Blog

Protecting Patient Volunteers

Published: March 1, 2017

Health research can’t be done without the patients who participate in studies as subjects. Participation in a research study may confer benefits to a patient, but it may also increase risks and lead to harm. In many cases, it has no net effect on participants. Thus, although clinical research is always intended to help improve the ways we prevent, diagnose, and manage various diseases and conditions, no one knows at the outset of any particular study whether the approach being tested will work. That’s why the study is done.

So at PCORI, we are grateful that the US Department of Health and Human Services and other federal agencies have completed the thoughtful, painstaking process of updating the Common Rule, the main federal regulation designed to protect participants as they consider participating in research, and as they participate.

We at PCORI, the nation’s leading funder of research designed to compare which care approaches work best for whom, have always taken this matter very seriously. Patient-Centered is our first name, after all.

Understandable Information

We were especially pleased to see that the revised rule enhances patient protection by including directives that simplify consent forms to make them more patient-centered. For example, the revised rule requires that consent forms begin with a short, focused presentation of key information that people are likely to want in order to make an informed decision about participating.

We were especially pleased to see that the revised rule enhances patient protection by including directives that simplify consent forms to make them more patient-centered.

Too often previously, these consent forms—which patients must read and sign to indicate their agreement to take part in a study—were too long and complex for a layperson to grasp. But under the revised rule, participants must receive understandable information, including the purpose of the research and potential benefits and risks of taking part. This requirement will make it easier for patients to know what they’re signing up for.

More Efficient Research

PCORI-funded researchers will appreciate parts of the revised rule that reduce administrative burden and make research more efficient. For instance, the revised rule seeks to provide increased flexibility for researchers to store and reuse identifiable data or biospecimens that were collected for one study for future research studies. Under the revised rule, the researchers would still need to obtain broad consent from patients. In such circumstances, full review by an institutional review board is not required.

The revised rule also streamlines institutional review of ongoing studies, a process designed to ensure that oversight of research is commensurate with potential risks to participants. Previously, institutional review boards (IRBs) had to follow studies regularly—at least annually—as long as they continued. The revised rule allows that review process to stop when studies are finished engaging with patients and are performing only such activities as data analysis.

The revision also requires that, by 2020, all multisite studies within the United States streamline their review process and use a single, centralized IRB. This is a long-time goal of the research community that recognizes the changing nature of research. Previously, research was often conducted at a single institution. Many studies now recruit patients from dozens of institutions. This change in institutional review has been resisted by many institutions, largely out of inertia and a mistaken sense of greater control with local IRB approval. The federal support reflected in this rule change is an important step toward making this reasonable goal attainable.

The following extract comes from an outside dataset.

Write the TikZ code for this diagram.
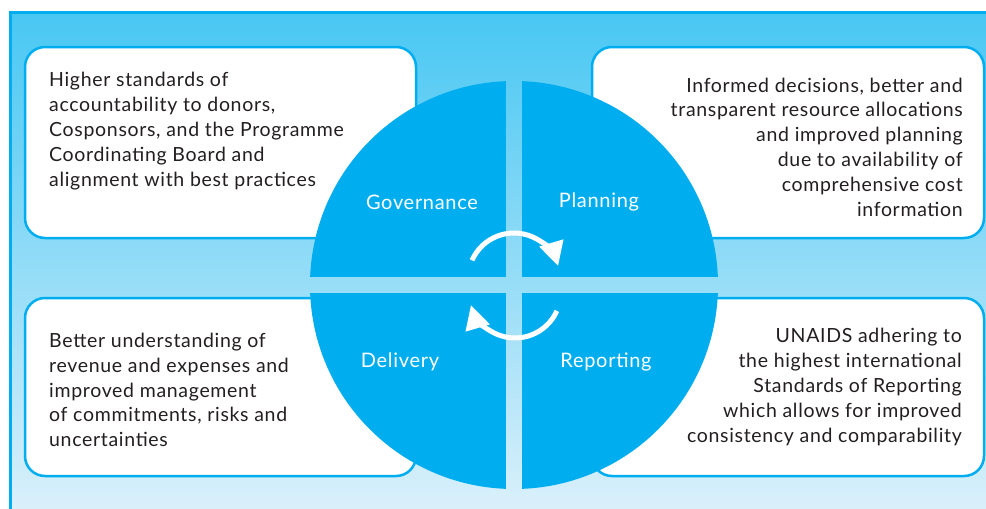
\documentclass[tikz,border=0pt]{standalone}
\usepackage{fontspec}
\setmainfont{Lato}[LetterSpace=3.5]
\usetikzlibrary{arrows.meta}
\usetikzlibrary{positioning}
\definecolor{unblue}{RGB}{0,174,239}
\definecolor{bgtop}{RGB}{72,199,243}
\definecolor{bgmid}{RGB}{152,219,246}
\definecolor{bgbot}{RGB}{218,240,251}
\definecolor{txtgrey}{RGB}{35,31,32}
\tikzset{box/.style = {draw = unblue, line width = 2.5pt, fill = white,
                       rounded corners = 20pt, inner sep = 0}}
\tikzset{txt/.style = {text = txtgrey, inner sep = 0,
                       font = \fontsize{19.5}{24.8}\selectfont}}
\tikzset{quad/.style = {text = white, inner sep = 0,
                        font = \fontsize{20}{24}\selectfont}}
\tikzset{cyc/.style = {draw = white, line width = 5pt,
                       -{Triangle[length=24pt, width=24pt]}}}

\begin{document}
\begin{tikzpicture}[x = 1pt, y = -1pt]
  \useasboundingbox (0, 0) rectangle (986, 509);
  \fill [white] (0, 0) rectangle (986, 509);
  \shade [top color = bgtop, middle color = bgmid, bottom color = bgbot]
    (10.5, 12.5) rectangle (986, 509);
  \draw [unblue, line width = 3pt] (10.5, 509) -- (10.5, 12.5) -- (986, 12.5);
  % outcome boxes
  \node [box, minimum width = 391pt, minimum height = 191pt] (govbox) at (220.5, 142.5) {};
  \node [box, minimum width = 392pt, minimum height = 191pt] (planbox) at (788, 142.5) {};
  \node [box, minimum width = 391pt, minimum height = 178pt] (delbox) at (220.5, 387) {};
  \node [box, minimum width = 392pt, minimum height = 178pt] (repbox) at (788, 387) {};
  % the wheel
  \coordinate (hub) at (514, 285);
  \begin{scope}
    \clip (hub) circle [radius = 204];
    \fill [unblue] (hub) ++(-8, -8) rectangle ++(-210, -210);
    \fill [unblue] (hub) ++(8, -8) rectangle ++(210, -210);
    \fill [unblue] (hub) ++(-8, 8) rectangle ++(-210, 210);
    \fill [unblue] (hub) ++(8, 8) rectangle ++(210, 210);
  \end{scope}
  \draw [cyc] (hub) ++(-42, -24.7) arc [start angle = 204, end angle = 343.5, radius = 46];
  \draw [cyc] (hub) ++(42.9, 25.9) arc [start angle = 24.3, end angle = 163.5, radius = 46];
  \node [quad] (gov) at (422, 202) {Governance};
  \node [quad] (plan) at (599, 202) {Planning};
  \node [quad] (deliv) at (400, 362) {Delivery};
  \node [quad] (rep) at (606, 362) {Reporting};
  % box texts
  \node [txt, anchor = west, align = left] (govtxt) at (49, 131)
    {Higher standards of\\accountability to donors,\\Cosponsors, and the Programme\\Coordinating Board and\\alignment with best practices};
  \node [txt, anchor = east, align = right] (plantxt) at (963, 147)
    {Informed decisions, better and\\transparent resource allocations\\and improved planning\\due to availability of\\comprehensive cost\\information};
  \node [txt, anchor = west, align = left] (deltxt) at (49, 390)
    {Better understanding of\\revenue and expenses and\\improved management\\of commitments, risks and\\uncertainties};
  \node [txt, anchor = east, align = right] (reptxt) at (962, 387)
    {UNAIDS adhering to\\the highest international\\Standards of Reporting\\which allows for improved\\consistency and comparability};
\end{tikzpicture}
\end{document}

Nothing could be more important than fully protecting the people who volunteer to join research studies.

The revised rule applies only to federally funded clinical trials. Nonetheless, PCORI—as a nonprofit research funder—has always required our research awardees to comply with the Common Rule. That will include the revised version when most of its provisions take effect in January 2018.

We are glad to see the added safeguards for patients included in this update, as well as streamlining of the research process with the ultimate goal of improved patient care. Nothing could be more important than fully protecting the people who volunteer to join research studies. They are helping to provide future patients with the information they will need to make confident, evidence-based health decisions.